While Harvard fell short of accomplishing its ultimate goal of winning the national championship, the Crimson’s season was interspersed with plenty of high notes, including its first Ivy League title since 2009, a playoff run in the ECAC, and a No. 2 spot in the national rankings at one point during the year.

“The fact that we pulled together with what we had was unbelievable,” Fry said. “The people that needed to step up stepped up.”

In the ECAC postseason’s final weekend, Harvard avenged its lone home loss against Clarkson in the semifinals before falling to a Cornell side that benefitted from playing on its home ice.

“To finally get that win [against Clarkson] at the opportune moment was pretty clutch and amazing,” Dempsey said.
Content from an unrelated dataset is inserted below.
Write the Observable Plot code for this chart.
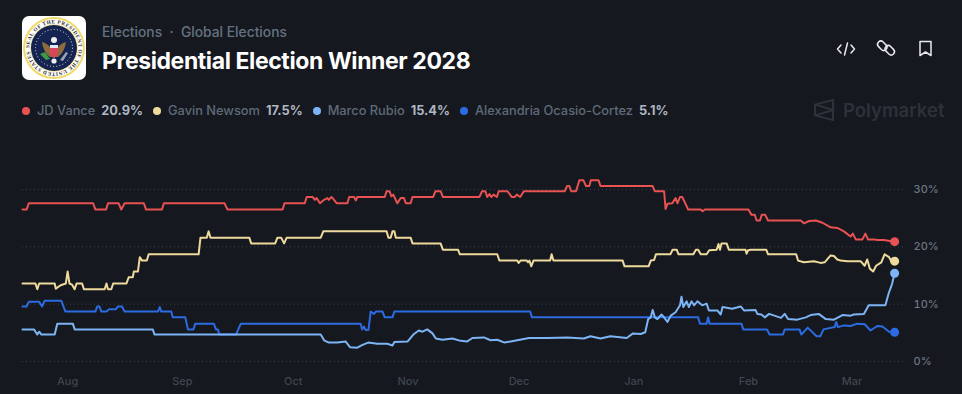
<!DOCTYPE html>
<html><head><meta charset="utf-8">
<script src="https://cdn.jsdelivr.net/npm/d3@7"></script>
<script src="https://cdn.jsdelivr.net/npm/@observablehq/plot@0.6"></script>
<style>
html,body{margin:0;padding:0;background:#15181e;width:962px;height:394px;overflow:hidden;font-family:Inter,"Noto Sans",sans-serif}
#page{position:relative;width:962px;height:394px}
.abs{position:absolute;white-space:nowrap}
#crumb{left:102px;top:23px;font-size:13.800px;line-height:18px;color:#657282;font-weight:500}
#title{left:102px;top:46px;font-size:23px;line-height:30px;color:#fff;font-weight:700;letter-spacing:-.4px}
#legend{left:22px;top:102px;font-size:12.800px;line-height:18px;display:flex;align-items:center}
#legend .it{display:flex;align-items:center;margin-right:10px}
#legend i{width:8px;height:8px;border-radius:50%;display:block;margin-right:7px}
#legend span{color:#5f6b79;font-weight:500;margin-right:6px}
#legend b{color:#aeb7c1;font-weight:700}
#brand{left:843px;top:98px;font-size:18.500px;line-height:24px;font-weight:600;color:#2b323a}
#chart{left:0;top:130px}
#chart svg{display:block;background:transparent}
</style></head><body>
<div id="page">
<svg class="abs" style="left:22px;top:16px" width="64" height="64" viewBox="0 0 64 64">
  <rect width="64" height="64" rx="7" fill="#fff"/>
  <circle cx="32" cy="32" r="31" fill="#f1d96a"/><circle cx="32" cy="32" r="29" fill="#fff"/>
  <circle cx="32" cy="32" r="24" fill="#f3e6a6"/><circle cx="32" cy="32" r="23" fill="#14234f"/>
  <defs><path id="ring" d="M32 32m-24.6 0a24.6 24.6 0 1 1 49.2 0a24.6 24.6 0 1 1-49.2 0"/></defs>
  <text font-size="5.2" font-family="Liberation Serif,serif" fill="#2a2a2a" font-weight="700"><textPath href="#ring" textLength="150">SEAL OF THE PRESIDENT OF THE UNITED STATES</textPath></text>
  <circle cx="32" cy="32" r="18.5" fill="none" stroke="#dfe3ee" stroke-width="1" stroke-dasharray="1 2.2"/>
  <path d="M20 26c4 1 7 3 9 7h6c2-4 5-6 9-7-1 7-4 12-8 15h-8c-4-3-7-8-8-15z" fill="#8d6c3a"/>
  <circle cx="32" cy="24" r="3" fill="#eee"/>
  <path d="M28 29h8v7c0 3-2 5-4 6-2-1-4-3-4-6z" fill="#d9465b"/><rect x="28" y="29" width="8" height="3" fill="#dfe7f5"/>
  <path d="M18 38l6 6 4-1-5-7z" fill="#3f9a46"/><path d="M46 37l-5 8-3-1 6-8z" fill="#9aa3b5"/>
  <circle cx="32" cy="45" r="2.6" fill="#eee"/>
</svg>
<div id="crumb" class="abs">Elections &nbsp;·&nbsp; Global Elections</div>
<div id="title" class="abs">Presidential Election Winner 2028</div>
<svg class="abs" style="left:836px;top:38px" width="100" height="22" viewBox="0 0 100 22" fill="none" stroke="#e8eaed" stroke-width="1.500" stroke-linecap="round" stroke-linejoin="round">
  <path d="M5 7l-3.500 4L5 15M15 7l3.500 4L15 15M11.500 5l-3 12"/>
  <rect x="41" y="4.500" width="10.500" height="6.500" rx="3.250" transform="rotate(45 46.250 7.750)"/>
  <rect x="48.500" y="9" width="10.500" height="6.500" rx="3.250" transform="rotate(45 53.750 12.250)"/>
  <path d="M84 3.500h11V17.500l-5.500-3.500-5.500 3.500z"/>
</svg>
<div id="legend" class="abs"></div>
<svg class="abs" style="left:813px;top:98px" width="22" height="24" viewBox="0 0 22 24" fill="none" stroke="#2b323a" stroke-width="2">
  <path d="M20 2L2 6.500v11L20 22zM2 6.500L20 12 2 17.500"/>
</svg>
<div id="brand" class="abs">Polymarket</div>
<div id="chart" class="abs"></div>
</div>
<script>
const names = ["JD Vance","Gavin Newsom","Marco Rubio","Alexandria Ocasio-Cortez"];
const latest = ["20.9%","17.5%","15.4%","5.1%"];
const colors = ["#e85252","#eeda9c","#7db4f5","#2c6be2"];
const yTicks = [0,10,20,30];
const monthTicks = ["2025-08-01","2025-09-01","2025-10-01","2025-11-01","2025-12-01","2026-01-01","2026-02-01","2026-03-01"];
const startDate = "2025-08-01";

// days since 1 Aug 2025, and percent chance
const vanceDays = [-12.2,-11.1,-10.5,6.9,7.5,10.4,10.9,13.8,14.5,15.4,20.6,21.2,25.5,26,42.4,43.2,58.1,58.6,64.1,64.6,66.2,66.8,67.3,68.2,69.3,70.2,70.6,71.3,72,72.7,75.6,76.1,77.4,77.9,78.3,85.7,86.2,87,87.5,88,89.1,90,90.9,91.4,92.7,93.2,98.8,99.4,100.8,101.4,111.3,112,112.9,113.4,114,114.5,115.1,116,116.5,118.9,120,120.8,121.4,122.3,123.3,134.3,135,135.6,136.1,137.4,138.3,139.4,140.1,141,141.4,143.5,144,158.1,158.7,161.2,161.6,162.1,163.4,164.3,164.8,165.5,166.1,167,167.7,171.1,171.6,172.2,184,184.8,185.7,186.2,187.1,187.6,188.5,189.3,198.1,199,200.4,202.2,204,206.2,208,209.800,211.6,212.2,213,214.8,215.6,216.3,217.9,218.8,220.6,223.5];
const vanceValues = [26.5,26.5,27.6,27.6,26.5,26.5,27.6,27.6,26.5,27.6,27.6,26.5,26.5,27.6,27.6,26.5,26.5,27.6,27.6,28.7,28.7,28.2,28.5,27.6,28.2,28.5,28.2,28.7,28.2,27.6,27.6,28.7,28.7,28.1,28.7,28.7,29.7,29.7,28.8,29.1,27.6,28.5,28.5,27.6,27.6,28.7,28.7,29.7,29.7,28.7,28.7,29.7,29.7,28.7,29.2,28.7,29.1,28.7,29.7,29.7,28.7,28.7,29.1,28.7,29.7,29.7,30.6,30.6,29.7,29.7,31.6,31.6,30.6,30.6,31.6,31.6,30.6,30.6,29.7,29.7,26.6,27.5,27.6,28.5,27.6,28.7,28.7,27.5,26.5,26.5,26.2,26.5,26.5,25.6,25.6,24.6,24.6,25.6,25.6,24.6,24.6,24.1,24.5,24.6,24.2,23.4,23.3,22.7,21.8,22.3,21.3,21.3,22.3,21.3,21.3,21.2,21.2,20.9];

const newsomDays = [-12.2,-8.7,-8.2,-7.7,-3.5,-3.2,-1.9,-.5,0,.5,1.2,1.9,2.4,3.9,4.4,10,10.5,10.9,11.8,12.3,15.9,16.5,17.6,17.9,19,19.5,20.1,21.4,21.9,35.4,35.9,37.6,38.1,38.6,49.1,49.6,56.1,56.7,57.7,58.5,59.2,68.4,69.1,86.2,86.7,87.3,87.8,88.3,88.7,92.7,93.2,100.8,101.4,105.5,106,116.1,116.7,121.5,121.9,122.4,124.1,124.4,124.8,125.3,125.9,130.4,130.8,131.3,150,150.5,157,157.6,158.5,159,162.9,163.5,164.6,165.1,169.1,169.8,170.4,171.1,172.7,173.4,175.4,175.9,176.3,176.7,178.1,178.7,183.2,183.5,183.9,184.6,188.8,189.3,196.9,197.4,199,201.7,203.5,204.6,206.2,207.1,208,208.9,210.7,214.3,215.4,216.1,216.8,217.7,218.5,219.9,220.8,222,222.6,223.5];
const newsomValues = [13.6,13.6,12.6,13.6,13.6,12.7,13.3,13.6,15.7,13.6,13.4,12.6,13.6,13.6,12.6,12.6,13.6,12.6,12.6,13.6,13.6,14.7,14.7,15.7,15.7,18.2,17.6,17.6,18.7,18.7,21.6,21.6,22.7,21.6,21.6,20.6,20.6,21.6,21.6,20.6,21.6,21.6,22.7,22.7,21.6,21.6,22.7,22.7,21.6,21.6,20.6,20.6,19.5,19.5,18.7,18.7,17.6,17.6,17.2,17.6,17.6,17.3,17.6,16.6,17.6,17.6,18.7,17.6,17.6,16.6,16.6,17.6,17.7,18.7,18.7,19.5,19.5,18.7,18.7,19.5,19.5,18.7,18.7,19.4,19.5,20.5,19.5,20.6,20.6,19.5,19.5,18.8,19.4,19.5,19.5,18.7,18.7,17.6,17.3,17.5,17.2,17.3,18.5,18.4,17.8,17.6,17.5,17.5,16.7,17.8,16.2,15.7,16.7,17.3,18.7,18.2,17.5,17.5];

const rubioDays = [-12.2,-9.1,-8.2,-7.7,-7.1,-3.5,-2.8,1.4,1.9,23,23.5,68.4,69.3,70.6,72.9,75.1,76.3,78.3,79.4,81.2,83.7,86.4,87.8,88.3,91.9,93.6,94.9,95.9,97.2,98.6,99.5,101.3,104,106.2,108,109.4,112.5,114.3,116.1,118.1,121.5,124.7,129.6,135,139.5,141.3,144,146.7,151.1,152.8,154.9,156.1,156.9,157.6,158.1,158.7,159.4,160.5,161.2,162.1,163,164.3,165.5,165.9,166.4,167.3,167.9,168.6,169.3,170.2,171.5,172.7,173.3,175.6,176.5,177,179.6,181.9,182.8,185.9,186.4,187.5,188.4,189.6,192.8,193.8,194.7,197.2,199.5,200.8,203,204.9,207.1,209.4,211.6,212.5,215.2,216.5,221,221.9,222.8,223.5];
const rubioValues = [5.6,5.6,4.7,5.2,4.7,4.7,6.6,6.6,5.6,5.6,4.7,4.7,3.7,3.3,3.3,3.5,2.5,2.4,2.8,3.3,3.1,3.1,2.8,3.4,3.5,4.8,5.4,5.2,5.6,4.9,4,3.8,4,3.6,3.5,4.1,4.2,3.7,3.8,3.3,3.7,4.1,4.1,4.2,4,4.4,4,4.4,4.1,4.9,4.8,5.1,7.4,7.7,9,7.7,7.4,8.2,7.7,6.9,8,8.6,9.8,11.3,9.5,10.5,9.500,10.5,9.8,10.5,9.8,10.1,8.9,8.9,8.2,9.5,9.2,9.6,8.9,9,8.3,8.2,7.7,8.3,7.600,8.3,7.400,7.300,7.7,8.100,8.3,7.400,7.300,8.100,8,8.200,8.300,9.800,9.800,11.900,13.500,15.400];

const aocDays = [-12.2,-11.1,-10.5,-7.7,-6.9,-6.2,-1.7,-.6,7.5,8,8.6,9.1,10.5,11.1,13,13.6,14.7,15.4,24.4,24.9,25.3,28,28.4,31.8,32.5,34,34.5,39.5,40.1,40.6,41,45.5,46.8,79.2,79.6,80.1,80.5,81.3,81.9,82.8,83.3,85.1,85.7,87.8,88.3,125,125.5,170.4,170.9,172.7,173.1,173.5,182.1,182.6,189,189.7,193.3,193.8,197.8,198.3,200,201,202.4,203.4,204.3,207.3,207.7,208.2,209.8,211.6,213.4,215.4,217,218.8,220.2,222,223.5];
const aocValues = [9.6,9.6,10.4,10.4,9.6,10.6,10.6,8.7,8.7,9.6,9.6,8.7,8.7,9.1,9.1,9.6,9.6,8.7,8.7,9.5,8.7,8.7,7.7,7.7,5.6,5.6,6.6,6.6,5.6,5.6,4.7,4.7,6.6,6.6,5.6,6.1,5.5,5.5,8.7,8.3,8.7,8.7,7.7,7.7,8.7,8.7,7.7,7.7,6.6,6.6,7.7,6.6,6.6,5.6,5.6,4.7,4.7,5.6,5.6,4.7,5.9,5.3,4.4,4.4,5.6,6,6.9,6,6.3,6.2,6.6,6.5,5.4,6.2,6.1,5.2,5.1];

const series = [
  [aocDays, aocValues, 3],
  [rubioDays, rubioValues, 2],
  [newsomDays, newsomValues, 1],
  [vanceDays, vanceValues, 0]
];
const toDate = d => new Date(Date.parse(startDate + "T00:00:00Z") + d * 864e5);
const rows = series.flatMap(([ds, vs, i]) => ds.map((d, j) => ({date: toDate(d), value: vs[j], name: names[i]})));
const ends = series.map(([ds, vs, i]) => ({date: toDate(ds[ds.length - 1]), value: parseFloat(latest[i]), name: names[i]}));

document.getElementById("legend").innerHTML = names.map((n, i) =>
  `<div class="it"><i style="background:${colors[i]}"></i><span>${n}</span><b>${latest[i]}</b></div>`).join("");

const chart = Plot.plot({
  width: 962, height: 264,
  marginLeft: 22, marginRight: 59, marginTop: 10, marginBottom: 33,
  style: {background: "transparent", fontFamily: "Inter, sans-serif"},
  x: {type: "utc", domain: [toDate(-12.2), toDate(225.9)], range: [22, 903]},
  y: {domain: [0, 30], range: [231, 59]},
  color: {domain: names, range: colors},
  marks: [
    Plot.ruleY(yTicks, {stroke: "#3c424a", strokeWidth: 1, strokeDasharray: "1 3"}),
    Plot.axisY(yTicks, {anchor: "right", tickSize: 0, tickPadding: 10, label: null, tickFormat: d => d + "%", fill: "#6c7683", fontSize: 11, fontWeight: 500}),
    Plot.axisX(monthTicks.map(d => new Date(d + "T00:00:00Z")), {anchor: "bottom", tickSize: 0, tickPadding: 16, label: null, tickFormat: d3.utcFormat("%b"), fill: "#3f4650", fontSize: 11, fontWeight: 500}),
    Plot.line(rows, {x: "date", y: "value", z: "name", stroke: "name", strokeWidth: 2, curve: "linear"}),
    Plot.dot(ends, {x: "date", y: "value", fill: "name", r: 4.5, stroke: "none"})
  ]
});
document.getElementById("chart").appendChild(chart);
</script>
</body></html>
The semifinal victory, a response to a disappointing Senior Day, was impressive enough to earn the Crimson a spot in the NCAA tournament.

The underdogs bowed out in the quarterfinals, falling 3-1 to Boston College.

“All of us in our hearts believed we could have won that game,” said Fry of the game that brought the Crimson’s season to a premature halt. “We just didn’t show up that day.”

The squad owes a large part of its success this season to the goaltending duo of freshman standout, Emerance Maschmeyer, and outgoing co-captain Laura Bellamy.